In fact I pointed out several areas in history for which Christianity has not been opposed to progress. At the risk of being repetitive, he made a claim about history, and I rebutted it with a counter-claim about history. He in turn rebutted that with an irrelevant reference to a 2,000-year-old document.
But wait! you say. How could the Bible be irrelevant to Christianity? I’m not saying that. Rather I’m saying that Christianity has an historical record of being in concord with social progress through the ages (not instant or blink-of-the-eye progress, by the way—that would be inhumanly unrealistic—but progress nevertheless). And I’m saying that this is true regardless of what AronRa or anyone else thinks the Bible says.

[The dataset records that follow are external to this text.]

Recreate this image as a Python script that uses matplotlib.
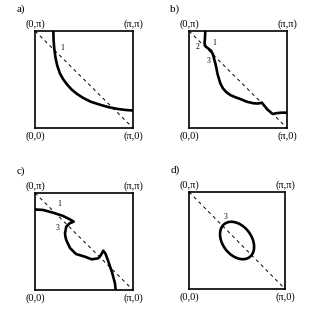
import numpy as np
import matplotlib
matplotlib.use('Agg')
import matplotlib.pyplot as plt

plt.rcParams['font.family'] = ['Liberation Serif', 'DejaVu Serif']

# curves in units of pi (x, y)
a_x = [0.187, 0.190, 0.197, 0.210, 0.228, 0.255, 0.289, 0.330, 0.374, 0.43, 0.493, 0.57, 0.663, 0.75, 0.834, 0.92, 1.0]
a_y = [1.0, 0.90, 0.813, 0.72, 0.639, 0.56, 0.5, 0.445, 0.396, 0.35, 0.309, 0.27, 0.24, 0.215, 0.198, 0.186, 0.180]

b_x = [0.166, 0.163, 0.158, 0.170, 0.195, 0.224, 0.245, 0.258, 0.270, 0.279, 0.290, 0.303, 0.319, 0.345, 0.38,
       0.421, 0.47, 0.520, 0.589, 0.656, 0.70, 0.724, 0.742, 0.760, 0.776, 0.800, 0.827, 0.845, 0.860, 0.878,
       0.895, 0.946, 1.0]
b_y = [1.0, 0.93, 0.87, 0.84, 0.82, 0.797, 0.756, 0.704, 0.66, 0.619, 0.56, 0.515, 0.461, 0.41, 0.37,
       0.340, 0.318, 0.300, 0.271, 0.255, 0.252, 0.255, 0.262, 0.24, 0.220, 0.19, 0.168, 0.150, 0.144, 0.150,
       0.153, 0.158, 0.158]

c_x = [0.0, 0.082, 0.184, 0.286, 0.354, 0.395, 0.354, 0.319, 0.306, 0.310, 0.319, 0.357, 0.418, 0.510, 0.579,
       0.646, 0.673, 0.697, 0.721, 0.755, 0.789, 0.816, 0.823]
c_y = [0.830, 0.825, 0.797, 0.763, 0.729, 0.704, 0.688, 0.653, 0.585, 0.55, 0.515, 0.433, 0.371, 0.343, 0.316,
       0.327, 0.361, 0.405, 0.371, 0.275, 0.172, 0.069, 0.0]

# ellipse in panel d (units of pi): centre, semi axes, tilt in degrees
d_center = (0.5, 0.5)
d_axes = (0.215, 0.15)
d_angle = -52

# numbered labels (x, y, text) in units of pi
a_labels = [(0.279, 0.826, '1')]
b_labels = [(0.092, 0.832, '2'), (0.252, 0.876, '1'), (0.201, 0.69, '3')]
c_labels = [(0.245, 0.887, '1'), (0.235, 0.636, '3')]
d_labels = [(0.378, 0.745, '3')]

corner_text = ['(0,\u03c0)', '(\u03c0,\u03c0)', '(0,0)', '(\u03c0,0)']
panel_names = ['a)', 'b)', 'c)', 'd)']

fig = plt.figure(figsize=(3.14, 3.09), dpi=100)
rects = [[0.1115, 0.5858, 0.312, 0.314], [0.602, 0.5858, 0.312, 0.314],
         [0.1115, 0.0615, 0.312, 0.314], [0.602, 0.0647, 0.306, 0.314]]

t = np.linspace(0, 2 * np.pi, 200)
ca, sa = np.cos(np.radians(d_angle)), np.sin(np.radians(d_angle))
ex = d_center[0] + d_axes[0] * np.cos(t) * ca - d_axes[1] * np.sin(t) * sa
ey = d_center[1] + d_axes[0] * np.cos(t) * sa + d_axes[1] * np.sin(t) * ca

curves = [(a_x, a_y), (b_x, b_y), (c_x, c_y), (ex, ey)]
labels = [a_labels, b_labels, c_labels, d_labels]

for i in range(4):
    ax = fig.add_axes(rects[i])
    ax.set_xlim(0, np.pi)
    ax.set_ylim(0, np.pi)
    ax.set_xticks([])
    ax.set_yticks([])
    for s in ax.spines.values():
        s.set_linewidth(1.2)
    ax.plot([0, np.pi], [np.pi, 0], color='black', lw=0.7, ls=(0, (3.5, 3.5)))
    x, y = curves[i]
    ax.plot(np.array(x) * np.pi, np.array(y) * np.pi, color='black', lw=1.9, clip_on=False,
            solid_capstyle='butt')
    for lx, ly, txt in labels[i]:
        ax.text(lx * np.pi, ly * np.pi, txt, fontsize=5.5, ha='center', va='center')
    ax.text(0, 1.02, corner_text[0], transform=ax.transAxes, fontsize=7.5, ha='center', va='bottom')
    ax.text(1, 1.02, corner_text[1], transform=ax.transAxes, fontsize=7.5, ha='center', va='bottom')
    ax.text(0, -0.04, corner_text[2], transform=ax.transAxes, fontsize=7.5, ha='center', va='top')
    ax.text(1, -0.04, corner_text[3], transform=ax.transAxes, fontsize=7.5, ha='center', va='top')
    ax.text(-0.19, 1.17, panel_names[i], transform=ax.transAxes, fontsize=8, ha='left', va='bottom')

plt.savefig('out.png', dpi=100)
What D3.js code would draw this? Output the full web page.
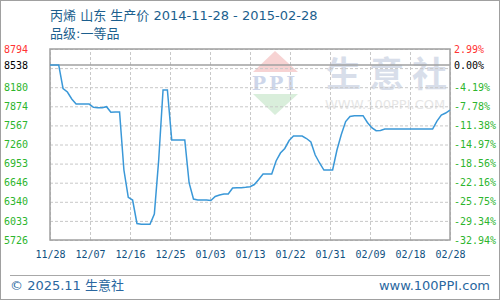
<!DOCTYPE html>
<html>
<head>
<meta charset="utf-8">
<script src="https://cdn.jsdelivr.net/npm/d3@7"></script>
<style>
  body { margin: 0; background: #fff; }
  svg { display: block; }
</style>
</head>
<body>
<div id="chart"></div>
<script>
// daily prices from 2014-11-28 to 2015-02-28
const startDate = new Date(2014, 10, 28);
const endDate = new Date(2015, 1, 28);
const prices = [
    8538, 8538, 8538, 8160, 8103, 7991, 7910, 7910, 7910, 7910,
    7857, 7851, 7851, 7867, 7777, 7782, 7782, 6850, 6412, 6368,
    5991, 5978, 5978, 5978, 6144, 7011, 8135, 8135, 7332, 7332,
    7332, 7332, 6642, 6384, 6368, 6368, 6368, 6360, 6425, 6449,
    6465, 6465, 6561, 6566, 6566, 6572, 6582, 6617, 6698, 6786,
    6786, 6786, 6995, 7123, 7196, 7324, 7396, 7396, 7396, 7356,
    7300, 7091, 6963, 6850, 6850, 6850, 7172, 7420, 7629, 7710,
    7723, 7723, 7723, 7613, 7530, 7482, 7485, 7509, 7509, 7509,
    7509, 7509, 7509, 7509, 7509, 7509, 7509, 7509, 7509, 7637,
    7734, 7766, 7814
];
const basePrice = 8538;
const yMin = 5726, yMax = 8794;

const xLabels = ["11/28", "12/07", "12/16", "12/25", "01/03", "01/13", "01/22", "01/31", "02/09", "02/18", "02/28"];
const leftValues = [8794, 8538, 8180, 7874, 7567, 7260, 6953, 6646, 6340, 6033, 5726];
const leftLabels = ["8794", "8538", "8180", "7874", "7567", "7260", "6953", "6646", "6340", "6033", "5726"];
const rightLabels = ["2.99%", "0.00%", "-4.19%", "-7.78%", "-11.38%", "-14.97%", "-18.56%", "-22.16%", "-25.75%", "-29.34%", "-32.94%"];

const title = "丙烯 山东 生产价 2014-11-28 - 2015-02-28";
const subtitle = "品级:一等品";

document.addEventListener('DOMContentLoaded', () => {
    const W = 500, H = 300;
    const margin = { top: 49, right: 50, bottom: 60, left: 50 },
        width = W - margin.left - margin.right,
        height = H - margin.top - margin.bottom;

    const svg = d3.select("#chart")
        .append("svg")
        .attr("width", W)
        .attr("height", H);

    // outer frame
    svg.append("rect")
        .attr("x", 0.5).attr("y", 0.5)
        .attr("width", W - 1).attr("height", H - 1)
        .attr("fill", "#fff")
        .attr("stroke", "#a0a0a0");

    const cjk = "'DejaVu Sans', 'Noto Sans CJK SC', sans-serif";
    const mono = "'DejaVu Sans Mono', monospace";

    svg.append("text")
        .attr("x", 50).attr("y", 20)
        .attr("fill", "#1c5f8e")
        .style("font", `13px ${cjk}`)
        .text(title);

    svg.append("text")
        .attr("x", 50).attr("y", 38)
        .attr("fill", "#1c5f8e")
        .style("font", `13px ${cjk}`)
        .text(subtitle);

    const g = svg.append("g")
        .attr("transform", `translate(${margin.left},${margin.top})`);

    const x = d3.scaleTime()
        .domain([startDate, endDate])
        .range([0, width]);

    const y = d3.scaleLinear()
        .domain([yMin, yMax])
        .range([height, 0]);

    // watermark
    const wm = g.append("g").attr("transform", "translate(-50,-49)");
    wm.append("path").attr("d", "M275,51 L298,72 L253,72 Z").attr("fill", "#f7d3d3");
    wm.append("text").attr("x", 275).attr("y", 90).attr("text-anchor", "middle")
        .attr("fill", "#cdd6ea").style("font", "bold 19px 'DejaVu Serif', serif")
        .style("letter-spacing", "3px").text("PPI");
    wm.append("path").attr("d", "M253,94 L298,94 L275,115 Z").attr("fill", "#d9eedb");
    wm.append("text").attr("x", 326).attr("y", 87)
        .attr("fill", "#d8deea").style("font", `bold 35px 'Noto Sans CJK SC', sans-serif`)
        .style("letter-spacing", "8px").text("生意社");
    wm.append("text").attr("x", 325).attr("y", 109)
        .attr("fill", "#e6e6e6").style("font", `13px 'DejaVu Sans', sans-serif`)
        .text("WWW.100PPI.COM");

    // grid
    const gridValues = d3.range(11).map(i => yMin + i * (yMax - yMin) / 10);
    const xTicks = d3.range(11).map(i => new Date(+startDate + i * (endDate - startDate) / 10));

    g.append("g")
        .call(d3.axisLeft(y).tickValues(gridValues).tickSize(-width).tickFormat(""))
        .call(a => a.select(".domain").remove())
        .selectAll("line")
        .attr("stroke", "#c8c8c8")
        .attr("stroke-dasharray", "3,2");

    g.append("g")
        .attr("transform", `translate(0,${height})`)
        .call(d3.axisBottom(x).tickValues(xTicks).tickSize(-height).tickFormat(""))
        .call(a => a.select(".domain").remove())
        .selectAll("line")
        .attr("stroke", "#c8c8c8")
        .attr("stroke-dasharray", "3,2");

    // base price line
    g.append("line")
        .attr("x1", 0).attr("x2", width)
        .attr("y1", y(basePrice)).attr("y2", y(basePrice))
        .attr("stroke", "#a0a0a0")
        .attr("stroke-width", 1.5);

    // plot frame
    g.append("rect")
        .attr("width", width).attr("height", height)
        .attr("fill", "none")
        .attr("stroke", "#a0a0a0")
        .attr("stroke-width", 1.5);

    const labelColor = i => i === 0 ? "#ff3333" : (i === 1 ? "#000" : "#2db52d");

    // left labels
    g.append("g")
        .call(d3.axisLeft(y).tickValues(leftValues).tickSize(0).tickFormat((d, i) => leftLabels[i]))
        .call(a => a.select(".domain").remove())
        .selectAll("text")
        .attr("x", -46)
        .attr("text-anchor", "start")
        .attr("fill", (d, i) => labelColor(i))
        .style("font", `10px ${mono}`);

    // right labels
    g.append("g")
        .attr("transform", `translate(${width},0)`)
        .call(d3.axisRight(y).tickValues(leftValues).tickSize(0).tickPadding(4).tickFormat((d, i) => rightLabels[i]))
        .call(a => a.select(".domain").remove())
        .selectAll("text")
        .attr("fill", (d, i) => labelColor(i))
        .style("font", `10px ${mono}`);

    // x labels
    g.append("g")
        .attr("transform", `translate(0,${height})`)
        .call(d3.axisBottom(x).tickValues(xTicks).tickSize(0).tickPadding(11).tickFormat((d, i) => xLabels[i]))
        .call(a => a.select(".domain").remove())
        .selectAll("text")
        .attr("fill", "#104f80")
        .style("font", `10px ${mono}`);

    // price line
    const line = d3.line()
        .x((d, i) => x(d3.timeDay.offset(startDate, i)))
        .y(d => y(d));

    g.append("path")
        .datum(prices)
        .attr("fill", "none")
        .attr("stroke", "#3a98d8")
        .attr("stroke-width", 1.5)
        .attr("d", line);

    // footer
    svg.append("line")
        .attr("x1", 10).attr("x2", 490)
        .attr("y1", 275.5).attr("y2", 275.5)
        .attr("stroke", "#a8a8a8");

    svg.append("text")
        .attr("x", 10).attr("y", 290)
        .attr("fill", "#2a67a0")
        .style("font", `13px ${cjk}`)
        .text("© 2025.11 生意社");

    svg.append("text")
        .attr("x", 490).attr("y", 290)
        .attr("text-anchor", "end")
        .attr("fill", "#2a67a0")
        .style("font", `13px ${cjk}`)
        .text("www.100PPI.com");
});
</script>
</body>
</html>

AronRa thinks he can rebut my statements about the historical record by reference to “the fact that the Bible both establishes and enforces misogyny, and despite the fact that slavery is wholly endorsed in both the old and new testaments.” It is simply not true that such a reference could rebut an historical claim, however; it does not follow; it is a non sequitur.
Incompetent for Atheism as Well as for Theism
The reader may have noticed that nowhere in this article do my negative conclusions regarding AronRa’s rational competence depend on Christianity being true or atheism being false. I have not even depended on, for example, the truth of Christianity’s connection to social progress through history. (Again: suppose Christianity had always been a retardant to social progress. The way to rebut me my historical counter-claim would have been by pointing to Christianity’s alleged braking effect on social progress in history, not by reference to the Bible.)
So we see that if I were an atheist with a commitment to sound reason, perhaps motivated by a desire to keep other atheists from embarrassing me through their illogic, I could have written this article in precisely the same manner, except that my references to some “Thinking Christian” would have had to be in the third person rather than the first.
Reason Not On Display There
In other words, regardless of the truth of atheism or theism, AronRa has (again) committed multiple failures of logic. I see it all the time among the New Atheists. I have just now seen it again. With a track record like this, I wonder what it is they’re going to celebrate at the Reason Rally. If it’s just that they’re right and religious people are wrong, they had better buttress that with better logic than this. Otherwise it would be more honest to re-name it. Maybe they could call it the “We’re Right and You’re Wrong. So There! Rally.”